Plotting code records

-=-=-=-=-

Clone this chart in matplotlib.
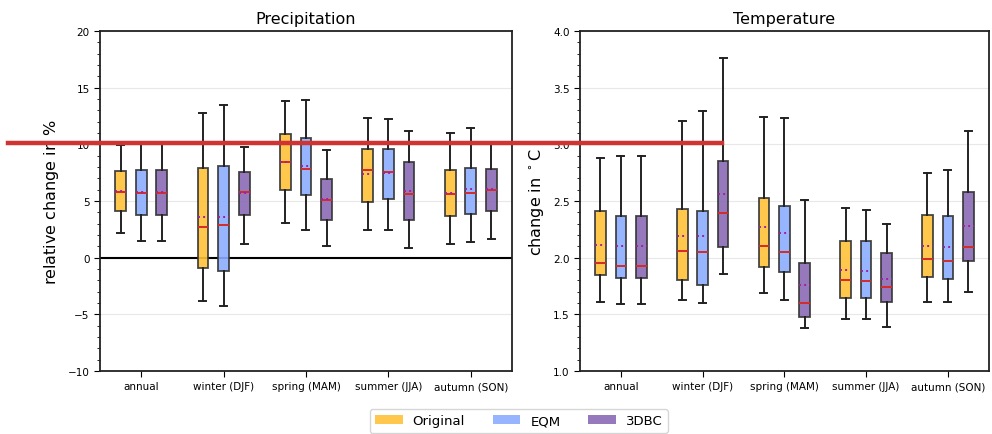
import matplotlib
matplotlib.use("Agg")
import matplotlib.pyplot as plt
from matplotlib.patches import Patch
from matplotlib.lines import Line2D
from matplotlib.ticker import MultipleLocator

seasons = ["annual", "winter (DJF)", "spring (MAM)", "summer (JJA)", "autumn (SON)"]
methods = ["Original", "EQM", "3DBC"]
colors = ["#ffc23a", "#8cadff", "#8a6bb5"]

# precipitation, relative change in %  (rows: Original, EQM, 3DBC)
pr_whishi = [[9.9, 12.8, 13.85, 12.35, 11.0],
             [10.0, 13.5, 13.9, 12.25, 11.45],
             [10.0, 9.75, 9.5, 11.2, 10.0]]
pr_q3 = [[7.65, 7.9, 10.9, 9.6, 7.7],
         [7.75, 8.05, 10.6, 9.55, 7.9],
         [7.75, 7.6, 6.95, 8.4, 7.85]]
pr_med = [[5.8, 2.7, 8.4, 7.7, 5.6],
          [5.75, 2.9, 7.8, 7.6, 5.75],
          [5.75, 5.8, 5.05, 5.6, 6.0]]
pr_mean = [[5.85, 3.55, 8.4, 7.4, 5.75],
           [5.8, 3.55, 8.05, 7.45, 6.05],
           [5.8, 5.7, 5.2, 5.85, 6.05]]
pr_q1 = [[4.15, -0.95, 5.95, 4.95, 3.7],
         [3.75, -1.15, 5.5, 5.15, 3.85],
         [3.75, 3.75, 3.3, 3.35, 4.1]]
pr_whislo = [[2.2, -3.8, 3.1, 2.4, 1.2],
             [1.45, -4.25, 2.45, 2.4, 1.4],
             [1.45, 1.2, 1.0, 0.85, 1.65]]

# temperature, change in degC
tas_whishi = [[2.88, 3.21, 3.24, 2.44, 2.75],
              [2.90, 3.29, 3.23, 2.42, 2.77],
              [2.90, 3.76, 2.51, 2.30, 3.12]]
tas_q3 = [[2.41, 2.43, 2.53, 2.15, 2.38],
          [2.37, 2.41, 2.46, 2.15, 2.37],
          [2.37, 2.85, 1.95, 2.04, 2.58]]
tas_med = [[1.95, 2.06, 2.10, 1.80, 1.99],
           [1.93, 2.05, 2.05, 1.79, 1.97],
           [1.93, 2.39, 1.60, 1.74, 2.09]]
tas_mean = [[2.11, 2.19, 2.27, 1.89, 2.10],
            [2.10, 2.19, 2.22, 1.88, 2.09],
            [2.10, 2.56, 1.76, 1.81, 2.28]]
tas_q1 = [[1.85, 1.80, 1.92, 1.64, 1.83],
          [1.82, 1.76, 1.87, 1.64, 1.81],
          [1.82, 2.09, 1.48, 1.61, 1.97]]
tas_whislo = [[1.61, 1.63, 1.69, 1.46, 1.61],
              [1.59, 1.60, 1.63, 1.46, 1.61],
              [1.59, 1.86, 1.38, 1.39, 1.70]]


def boxes(ax, whishi, q3, med, mean, q1, whislo):
    offsets = [-0.25, 0.0, 0.25]
    for m in range(3):
        stats = []
        for s in range(len(seasons)):
            stats.append(dict(med=med[m][s], q1=q1[m][s], q3=q3[m][s],
                              whislo=whislo[m][s], whishi=whishi[m][s],
                              mean=mean[m][s], fliers=[]))
        pos = [s + offsets[m] for s in range(len(seasons))]
        ax.bxp(stats, positions=pos, widths=0.13, capwidths=0.085,
               patch_artist=True, showmeans=True, meanline=True,
               showfliers=False, manage_ticks=False,
               boxprops=dict(facecolor=colors[m], edgecolor="#333333",
                             linewidth=1.3, alpha=0.9),
               whiskerprops=dict(color="#222222", linewidth=1.4),
               capprops=dict(color="#222222", linewidth=1.4),
               medianprops=dict(color="#d42a2a", linewidth=1.4),
               meanprops=dict(color="#a020a0", linestyle=":", linewidth=1.4))
    ax.set_xticks(range(len(seasons)))
    ax.set_xticklabels(seasons, fontsize=7.5)
    ax.set_xlim(-0.5, 4.5)
    ax.grid(axis="y", which="major", color="#e8e8e8", linewidth=0.8)
    ax.set_axisbelow(True)
    ax.tick_params(axis="y", which="major", labelsize=7.5, length=4)
    ax.tick_params(axis="y", which="minor", length=2)
    ax.tick_params(axis="x", length=4)
    for sp in ax.spines.values():
        sp.set_linewidth(1.3)
        sp.set_color("#222222")


fig = plt.figure(figsize=(9.92, 4.35), dpi=100)
ax1 = fig.add_axes([0.1008, 0.1448, 0.4153, 0.7816])
ax2 = fig.add_axes([0.5847, 0.1448, 0.4120, 0.7816])

boxes(ax1, pr_whishi, pr_q3, pr_med, pr_mean, pr_q1, pr_whislo)
ax1.axhline(0, color="black", linewidth=1.5, zorder=1)
ax1.set_ylim(-10, 20)
ax1.yaxis.set_major_locator(MultipleLocator(5))
ax1.yaxis.set_minor_locator(MultipleLocator(1))
ax1.set_title("Precipitation", fontsize=11.5)
ax1.set_ylabel(r"relative change in $\%$", fontsize=11.5, labelpad=5)

boxes(ax2, tas_whishi, tas_q3, tas_med, tas_mean, tas_q1, tas_whislo)
ax2.set_ylim(1.0, 4.0)
ax2.yaxis.set_major_locator(MultipleLocator(0.5))
ax2.yaxis.set_minor_locator(MultipleLocator(0.1))
ax2.set_title("Temperature", fontsize=11.5)
ax2.set_ylabel(r"change in $^\circ$C", fontsize=11.5, labelpad=5)

handles = [Patch(facecolor=c, alpha=0.9) for c in colors]
fig.legend(handles, methods, loc="lower center", ncol=3,
           bbox_to_anchor=(0.523, -0.012), fontsize=9.5, handlelength=2.1,
           handletextpad=0.75, columnspacing=2.1, frameon=True,
           edgecolor="#cccccc")

# red marker line across the figure
fig.add_artist(Line2D([0.008, 0.728], [1 - 143.5 / 435, 1 - 143.5 / 435],
                      transform=fig.transFigure, color="#d13232",
                      linewidth=3.2, zorder=10))

fig.savefig("out.png", dpi=100)
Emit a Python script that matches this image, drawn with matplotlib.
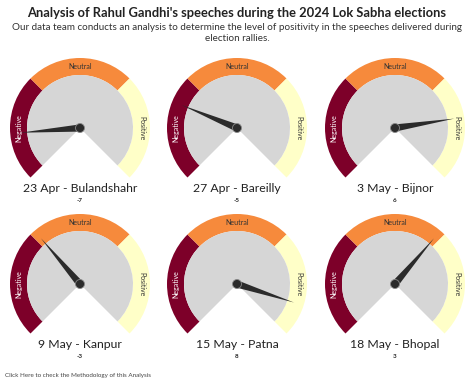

-=-=-=-=-

## The task:
Each line in the entries above that includes the string "this" should be extracted.

## Final result:
Clone this chart in matplotlib.
Emit a Python script that matches this image, drawn with matplotlib.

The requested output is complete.